__Aim__
Print, word for word, every line from the beginning of the listing up to and including the line with "0.042, 0.021, 0.105]". Pictures are to be excluded.

__Recorded data__
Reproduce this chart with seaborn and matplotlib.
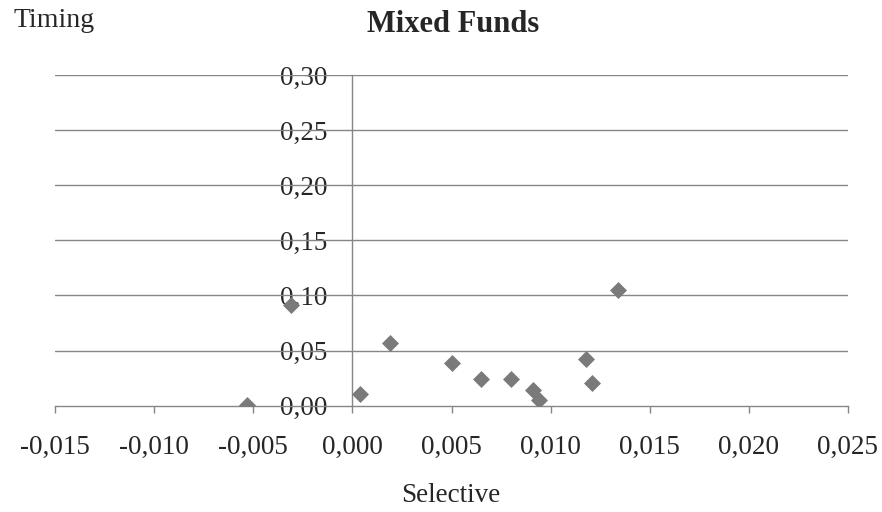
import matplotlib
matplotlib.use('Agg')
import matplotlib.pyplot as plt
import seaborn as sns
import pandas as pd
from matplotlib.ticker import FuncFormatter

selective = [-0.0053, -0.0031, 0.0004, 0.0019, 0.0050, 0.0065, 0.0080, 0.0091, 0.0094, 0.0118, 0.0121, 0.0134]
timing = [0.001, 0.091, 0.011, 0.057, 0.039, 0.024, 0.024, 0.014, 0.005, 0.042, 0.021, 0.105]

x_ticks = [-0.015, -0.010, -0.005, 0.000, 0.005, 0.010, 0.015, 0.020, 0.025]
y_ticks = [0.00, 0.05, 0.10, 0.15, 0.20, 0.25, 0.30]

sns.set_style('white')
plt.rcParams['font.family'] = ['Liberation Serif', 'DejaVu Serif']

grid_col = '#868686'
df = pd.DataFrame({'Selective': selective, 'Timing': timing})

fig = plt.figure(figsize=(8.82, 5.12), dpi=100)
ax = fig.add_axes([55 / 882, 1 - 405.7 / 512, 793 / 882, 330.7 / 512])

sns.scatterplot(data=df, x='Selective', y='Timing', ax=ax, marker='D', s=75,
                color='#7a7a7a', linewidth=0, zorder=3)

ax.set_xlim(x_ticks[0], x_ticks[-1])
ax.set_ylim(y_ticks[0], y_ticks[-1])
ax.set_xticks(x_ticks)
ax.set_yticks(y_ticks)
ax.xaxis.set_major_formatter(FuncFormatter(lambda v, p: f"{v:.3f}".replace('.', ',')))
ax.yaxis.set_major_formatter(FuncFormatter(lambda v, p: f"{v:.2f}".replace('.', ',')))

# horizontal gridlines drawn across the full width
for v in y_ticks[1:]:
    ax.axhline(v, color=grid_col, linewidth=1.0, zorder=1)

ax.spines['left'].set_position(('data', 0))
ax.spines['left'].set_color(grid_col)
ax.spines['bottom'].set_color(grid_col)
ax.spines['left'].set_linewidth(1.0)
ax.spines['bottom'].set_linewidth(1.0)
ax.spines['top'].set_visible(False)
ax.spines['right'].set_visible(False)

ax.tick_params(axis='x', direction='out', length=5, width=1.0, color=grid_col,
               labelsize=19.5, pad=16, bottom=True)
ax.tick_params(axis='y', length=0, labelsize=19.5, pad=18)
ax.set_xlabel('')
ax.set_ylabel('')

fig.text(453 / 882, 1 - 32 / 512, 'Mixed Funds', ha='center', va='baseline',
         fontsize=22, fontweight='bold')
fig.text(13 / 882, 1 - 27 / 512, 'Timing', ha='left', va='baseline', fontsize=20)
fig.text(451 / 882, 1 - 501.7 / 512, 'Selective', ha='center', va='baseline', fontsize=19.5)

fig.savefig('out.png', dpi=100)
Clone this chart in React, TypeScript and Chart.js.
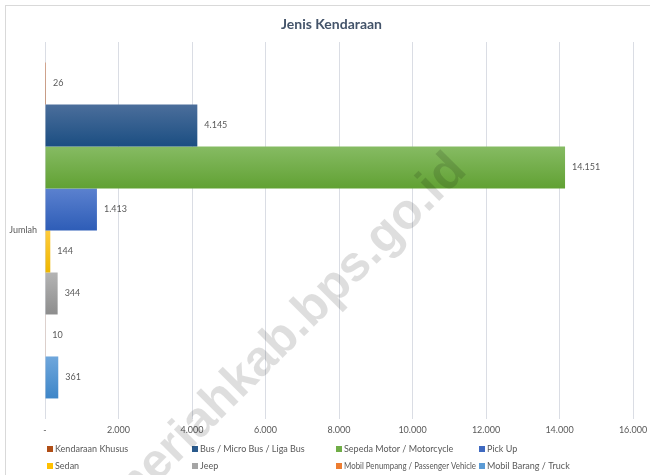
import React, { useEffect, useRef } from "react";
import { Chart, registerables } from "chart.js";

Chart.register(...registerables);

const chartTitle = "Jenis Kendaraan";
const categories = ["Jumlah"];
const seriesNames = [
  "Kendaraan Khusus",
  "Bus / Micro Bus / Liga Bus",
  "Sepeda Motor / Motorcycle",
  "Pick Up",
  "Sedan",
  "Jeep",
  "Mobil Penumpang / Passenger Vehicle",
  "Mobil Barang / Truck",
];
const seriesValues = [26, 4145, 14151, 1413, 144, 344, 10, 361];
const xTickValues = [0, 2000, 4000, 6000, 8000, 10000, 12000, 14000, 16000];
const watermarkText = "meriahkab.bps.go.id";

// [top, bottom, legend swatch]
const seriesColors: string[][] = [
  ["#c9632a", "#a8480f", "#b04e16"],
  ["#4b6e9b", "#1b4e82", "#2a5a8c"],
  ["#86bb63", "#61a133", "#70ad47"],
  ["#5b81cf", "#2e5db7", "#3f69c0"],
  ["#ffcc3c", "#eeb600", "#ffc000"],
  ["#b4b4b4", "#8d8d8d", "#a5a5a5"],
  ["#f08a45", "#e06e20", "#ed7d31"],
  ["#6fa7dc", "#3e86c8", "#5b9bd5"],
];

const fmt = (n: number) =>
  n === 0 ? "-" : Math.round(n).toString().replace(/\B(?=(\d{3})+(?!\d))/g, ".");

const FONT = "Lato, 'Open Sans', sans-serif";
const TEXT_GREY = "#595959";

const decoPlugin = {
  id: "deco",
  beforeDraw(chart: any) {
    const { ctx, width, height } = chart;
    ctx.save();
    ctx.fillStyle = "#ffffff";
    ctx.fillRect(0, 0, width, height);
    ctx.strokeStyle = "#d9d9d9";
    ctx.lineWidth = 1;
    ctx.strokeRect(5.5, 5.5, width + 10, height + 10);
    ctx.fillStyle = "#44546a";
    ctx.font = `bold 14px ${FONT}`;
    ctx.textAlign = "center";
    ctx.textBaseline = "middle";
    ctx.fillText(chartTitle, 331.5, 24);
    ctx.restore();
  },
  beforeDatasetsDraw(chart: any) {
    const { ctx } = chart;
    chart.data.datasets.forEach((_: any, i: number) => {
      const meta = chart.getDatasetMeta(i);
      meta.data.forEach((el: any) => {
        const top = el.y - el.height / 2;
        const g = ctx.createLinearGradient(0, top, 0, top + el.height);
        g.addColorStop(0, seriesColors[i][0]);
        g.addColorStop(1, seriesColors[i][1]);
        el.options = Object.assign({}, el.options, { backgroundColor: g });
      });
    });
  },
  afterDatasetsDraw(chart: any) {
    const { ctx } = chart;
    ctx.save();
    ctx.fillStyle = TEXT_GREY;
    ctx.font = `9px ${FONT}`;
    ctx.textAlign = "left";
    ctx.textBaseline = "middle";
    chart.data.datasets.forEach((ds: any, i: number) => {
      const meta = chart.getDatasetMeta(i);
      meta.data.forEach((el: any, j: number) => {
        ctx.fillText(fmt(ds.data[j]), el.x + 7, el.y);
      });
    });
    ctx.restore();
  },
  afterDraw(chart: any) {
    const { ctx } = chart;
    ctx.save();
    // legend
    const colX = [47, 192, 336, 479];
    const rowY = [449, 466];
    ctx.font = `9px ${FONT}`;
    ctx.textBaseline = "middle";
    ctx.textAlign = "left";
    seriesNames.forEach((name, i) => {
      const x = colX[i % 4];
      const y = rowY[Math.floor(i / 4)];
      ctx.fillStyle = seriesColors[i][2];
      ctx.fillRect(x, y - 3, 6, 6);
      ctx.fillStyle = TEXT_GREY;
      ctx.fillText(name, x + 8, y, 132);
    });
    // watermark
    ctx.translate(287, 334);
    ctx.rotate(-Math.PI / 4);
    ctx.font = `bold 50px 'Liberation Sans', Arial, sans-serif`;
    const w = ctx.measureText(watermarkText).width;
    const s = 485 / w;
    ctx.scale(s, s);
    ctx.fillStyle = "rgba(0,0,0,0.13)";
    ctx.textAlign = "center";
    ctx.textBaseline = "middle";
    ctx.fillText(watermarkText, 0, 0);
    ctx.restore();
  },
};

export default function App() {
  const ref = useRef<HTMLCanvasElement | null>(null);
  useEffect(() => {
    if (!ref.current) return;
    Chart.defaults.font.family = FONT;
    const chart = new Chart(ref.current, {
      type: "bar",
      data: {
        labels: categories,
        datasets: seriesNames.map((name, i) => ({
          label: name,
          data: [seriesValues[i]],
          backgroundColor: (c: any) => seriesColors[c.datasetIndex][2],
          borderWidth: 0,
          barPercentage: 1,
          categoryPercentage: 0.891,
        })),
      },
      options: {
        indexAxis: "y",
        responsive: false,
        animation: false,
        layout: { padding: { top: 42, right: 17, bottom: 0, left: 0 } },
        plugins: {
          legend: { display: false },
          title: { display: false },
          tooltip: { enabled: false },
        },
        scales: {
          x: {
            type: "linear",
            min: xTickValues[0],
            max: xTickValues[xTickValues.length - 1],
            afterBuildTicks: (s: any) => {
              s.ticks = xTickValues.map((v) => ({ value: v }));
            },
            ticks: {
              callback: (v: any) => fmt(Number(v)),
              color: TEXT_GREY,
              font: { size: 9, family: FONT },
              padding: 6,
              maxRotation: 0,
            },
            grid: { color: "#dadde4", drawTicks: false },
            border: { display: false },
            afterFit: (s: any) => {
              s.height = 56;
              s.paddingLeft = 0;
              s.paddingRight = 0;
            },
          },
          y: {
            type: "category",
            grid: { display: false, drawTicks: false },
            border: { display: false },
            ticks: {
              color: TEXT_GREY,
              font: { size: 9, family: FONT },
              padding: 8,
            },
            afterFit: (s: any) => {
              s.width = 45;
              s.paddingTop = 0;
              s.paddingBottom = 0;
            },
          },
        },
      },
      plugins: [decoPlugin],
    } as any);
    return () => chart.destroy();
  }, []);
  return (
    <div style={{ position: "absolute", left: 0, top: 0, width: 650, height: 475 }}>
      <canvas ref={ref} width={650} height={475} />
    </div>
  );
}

__In response__
Reproduce this chart with seaborn and matplotlib.
import matplotlib
matplotlib.use('Agg')
import matplotlib.pyplot as plt
import seaborn as sns
import pandas as pd
from matplotlib.ticker import FuncFormatter

selective = [-0.0053, -0.0031, 0.0004, 0.0019, 0.0050, 0.0065, 0.0080, 0.0091, 0.0094, 0.0118, 0.0121, 0.0134]
timing = [0.001, 0.091, 0.011, 0.057, 0.039, 0.024, 0.024, 0.014, 0.005, 0.042, 0.021, 0.105]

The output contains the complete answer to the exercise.